Suppose we have a differentiable function $ g $ that maps from a real interval $ I $ to the real numbers and suppose $ g'(r)>0$ for all $ r$ in $ I $. Then I want to show that $ g^{-1}$ is differentiable on $g(I). $
Intuitively this makes sense but I can't come up with a neat proof.

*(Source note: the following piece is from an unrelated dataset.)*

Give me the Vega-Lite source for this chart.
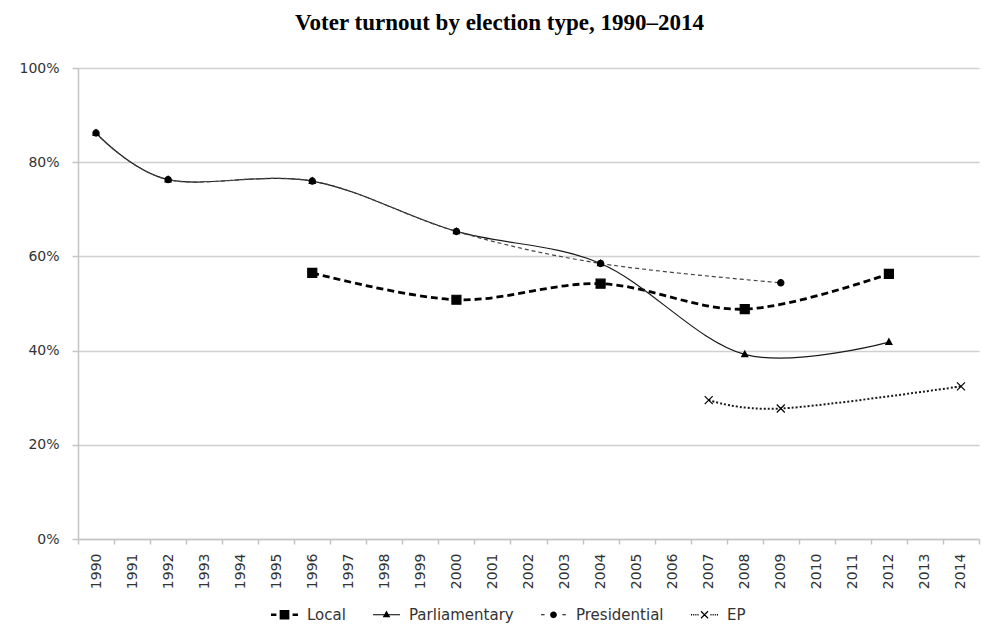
{
  "$schema": "https://vega.github.io/schema/vega-lite/v6.json",
  "width": 901,
  "height": 471,
  "autosize": {"type": "none"},
  "padding": {"left": 78, "top": 68, "right": 4, "bottom": 96},
  "background": "white",
  "config": {"view": {"stroke": null}},
  "title": {
    "text": "Voter turnout by election type, 1990–2014",
    "font": "Liberation Serif",
    "fontSize": 23,
    "fontWeight": "bold",
    "color": "black",
    "anchor": "middle",
    "frame": "group",
    "dx": -29,
    "offset": 26
  },
  "data": {
    "values": [
      {"year": 1996, "series": "Local", "turnout": 56.5},
      {"year": 2000, "series": "Local", "turnout": 50.8},
      {"year": 2004, "series": "Local", "turnout": 54.2},
      {"year": 2008, "series": "Local", "turnout": 48.8},
      {"year": 2012, "series": "Local", "turnout": 56.3},
      {"year": 1990, "series": "Parliamentary", "turnout": 86.2},
      {"year": 1992, "series": "Parliamentary", "turnout": 76.3},
      {"year": 1996, "series": "Parliamentary", "turnout": 76.0},
      {"year": 2000, "series": "Parliamentary", "turnout": 65.3},
      {"year": 2004, "series": "Parliamentary", "turnout": 58.5},
      {"year": 2008, "series": "Parliamentary", "turnout": 39.2},
      {"year": 2012, "series": "Parliamentary", "turnout": 41.8},
      {"year": 1990, "series": "Presidential", "turnout": 86.2},
      {"year": 1992, "series": "Presidential", "turnout": 76.3},
      {"year": 1996, "series": "Presidential", "turnout": 76.0},
      {"year": 2000, "series": "Presidential", "turnout": 65.3},
      {"year": 2004, "series": "Presidential", "turnout": 58.5},
      {"year": 2009, "series": "Presidential", "turnout": 54.4},
      {"year": 2007, "series": "EP", "turnout": 29.5},
      {"year": 2009, "series": "EP", "turnout": 27.7},
      {"year": 2014, "series": "EP", "turnout": 32.4}
    ]
  },
  "encoding": {
    "x": {
      "field": "year",
      "type": "ordinal",
      "bandPosition": 0.5,
      "scale": {
        "type": "band",
        "domain": [1990, 1991, 1992, 1993, 1994, 1995, 1996, 1997, 1998, 1999, 2000, 2001, 2002, 2003, 2004, 2005, 2006, 2007, 2008, 2009, 2010, 2011, 2012, 2013, 2014],
        "paddingInner": 0,
        "paddingOuter": 0
      },
      "axis": {
        "title": null,
        "tickBand": "extent",
        "labelAngle": 270,
        "tickSize": 5,
        "labelPadding": 9,
        "domainColor": "#c4c4c4",
        "domainWidth": 1.5,
        "tickColor": "#c4c4c4",
        "tickWidth": 1.5,
        "labelFont": "DejaVu Sans",
        "labelFontSize": 14,
        "labelColor": "#333333",
        "grid": false
      }
    },
    "y": {
      "field": "turnout",
      "type": "quantitative",
      "scale": {"domain": [0, 100]},
      "axis": {
        "title": null,
        "values": [0, 20, 40, 60, 80, 100],
        "labelExpr": "datum.value + '%'",
        "grid": true,
        "gridColor": "#d0d0d0",
        "gridWidth": 1.5,
        "domainColor": "#c4c4c4",
        "domainWidth": 1.5,
        "tickColor": "#c4c4c4",
        "tickWidth": 1.5,
        "tickSize": 6,
        "labelPadding": 13,
        "labelFont": "DejaVu Sans",
        "labelFontSize": 14,
        "labelColor": "#333333"
      }
    }
  },
  "layer": [
    {
      "transform": [{"filter": "datum.series === 'Local'"}],
      "mark": {"type": "line", "interpolate": "cardinal", "tension": 0, "color": "black", "strokeWidth": 2.8, "strokeDash": [7, 4]}
    },
    {
      "transform": [{"filter": "datum.series === 'Parliamentary'"}],
      "mark": {"type": "line", "interpolate": "cardinal", "tension": 0, "color": "#1a1a1a", "strokeWidth": 1.2}
    },
    {
      "transform": [{"filter": "datum.series === 'Presidential'"}],
      "mark": {"type": "line", "interpolate": "cardinal", "tension": 0, "color": "#444444", "strokeWidth": 1.2, "strokeDash": [4, 3]}
    },
    {
      "transform": [{"filter": "datum.series === 'EP'"}],
      "mark": {"type": "line", "interpolate": "cardinal", "tension": 0, "color": "#1a1a1a", "strokeWidth": 2, "strokeDash": [2, 2]}
    },
    {
      "transform": [{"filter": "datum.series === 'Local'"}],
      "mark": {"type": "point", "shape": "M-0.9,-0.9H0.9V0.9H-0.9Z", "filled": true, "fill": "black", "stroke": "black", "strokeWidth": 1.2, "size": 100, "opacity": 1}
    },
    {
      "transform": [{"filter": "datum.series === 'Parliamentary'"}],
      "mark": {"type": "point", "shape": "M0,-0.65L0.6,0.45H-0.6Z", "filled": true, "fill": "black", "stroke": "black", "strokeWidth": 1.2, "size": 100, "opacity": 1}
    },
    {
      "transform": [{"filter": "datum.series === 'Presidential'"}],
      "mark": {"type": "point", "shape": "M-0.62,0A0.62,0.62,0,1,0,0.62,0A0.62,0.62,0,1,0,-0.62,0Z", "filled": true, "fill": "black", "stroke": "black", "strokeWidth": 1.2, "size": 100, "opacity": 1}
    },
    {
      "transform": [{"filter": "datum.series === 'EP'"}],
      "mark": {"type": "point", "shape": "M-0.8,-0.8L0.8,0.8M-0.8,0.8L0.8,-0.8", "filled": false, "stroke": "black", "strokeWidth": 1.2, "size": 100, "opacity": 1}
    },
    {
      "description": "Legend key only: line-with-marker glyphs for each series, no plotted rows",
      "transform": [{"filter": "false"}],
      "mark": {"type": "point", "filled": true, "fill": "black", "opacity": 1},
      "encoding": {
        "shape": {
          "field": "series",
          "type": "nominal",
          "scale": {
            "domain": ["Local", "Parliamentary", "Presidential", "EP"],
            "range": [
              "M-1,-0.09H-0.6V0.09H-1ZM0.6,-0.09H1V0.09H0.6ZM-0.36,-0.36H0.36V0.36H-0.36Z",
              "M-1,-0.04H1V0.04H-1ZM0,-0.32L0.28,0.18H-0.28Z",
              "M-0.92,-0.04H-0.66V0.04H-0.92ZM0.66,-0.04H0.92V0.04H0.66ZM-0.25,0A0.25,0.25,0,1,0,0.25,0A0.25,0.25,0,1,0,-0.25,0Z",
              "M-1,-0.05H-0.92V0.05H-1ZM-0.84,-0.05H-0.76V0.05H-0.84ZM-0.68,-0.05H-0.6V0.05H-0.68ZM-0.52,-0.05H-0.44V0.05H-0.52ZM0.44,-0.05H0.52V0.05H0.44ZM0.6,-0.05H0.68V0.05H0.6ZM0.76,-0.05H0.84V0.05H0.76ZM0.92,-0.05H1V0.05H0.92ZM-0.23,-0.29L0.29,0.23L0.23,0.29L-0.29,-0.23ZM-0.29,0.23L0.23,-0.29L0.29,-0.23L-0.23,0.29Z"
            ]
          },
          "legend": {
            "title": null,
            "orient": "none",
            "direction": "horizontal",
            "legendX": 192,
            "legendY": 532,
            "symbolSize": 729,
            "symbolFillColor": "black",
            "symbolOpacity": 1,
            "labelOffset": 8,
            "columnPadding": 24,
            "labelFont": "DejaVu Sans",
            "labelFontSize": 15,
            "labelColor": "#333333"
          }
        }
      }
    }
  ]
}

I was thinking to use the mean value theorem but I'm not sure if that would get me anywhere.
By definition of derivative we have
$$g'(r)=\lim_{x\to r}\frac{g(x)-g(r)}{x-r}=\lim_{x\to r}\frac{g(x)-g(r)}{g^{-1}(g(x))-g^{-1}(g(r))}$$
Since $g'(r)>0$, this means
$$\lim_{x\to r}\frac{g^{-1}(g(x))-g^{-1}(g(r))}{g(x)-g(r)}=\frac{1}{g'(r)}$$
Let $y\in g(I)$, say $g(x)=y$ for some $x\in I$, and let $y_n\to y$. Then for each $n$ there is a unique $x_n\in I$ with $g(x_n)=y_n$. Further, one can show that if $f$ is continuous and strictly monotone on an interval $I$, then $f^{-1}$ is continuous on $f(I)$, hence we have $x_n\to x$, it follows that
$$\lim_{n\to\infty}\frac{g^{-1}(y_n)-g^{-1}(y)}{y_n-y}=\lim_{n\to\infty}\frac{x_n-x}{g(x_n)-g(x)}=\frac{1}{g'(x)}$$
Hence $g^{-1}$ is differentiable.
If $g'(r)>0$ then $g(r)$ in injective.
Exist $g^{-1}(r)$.
Then use the chain rule for derivate $g^{-1}(g(r))=r$.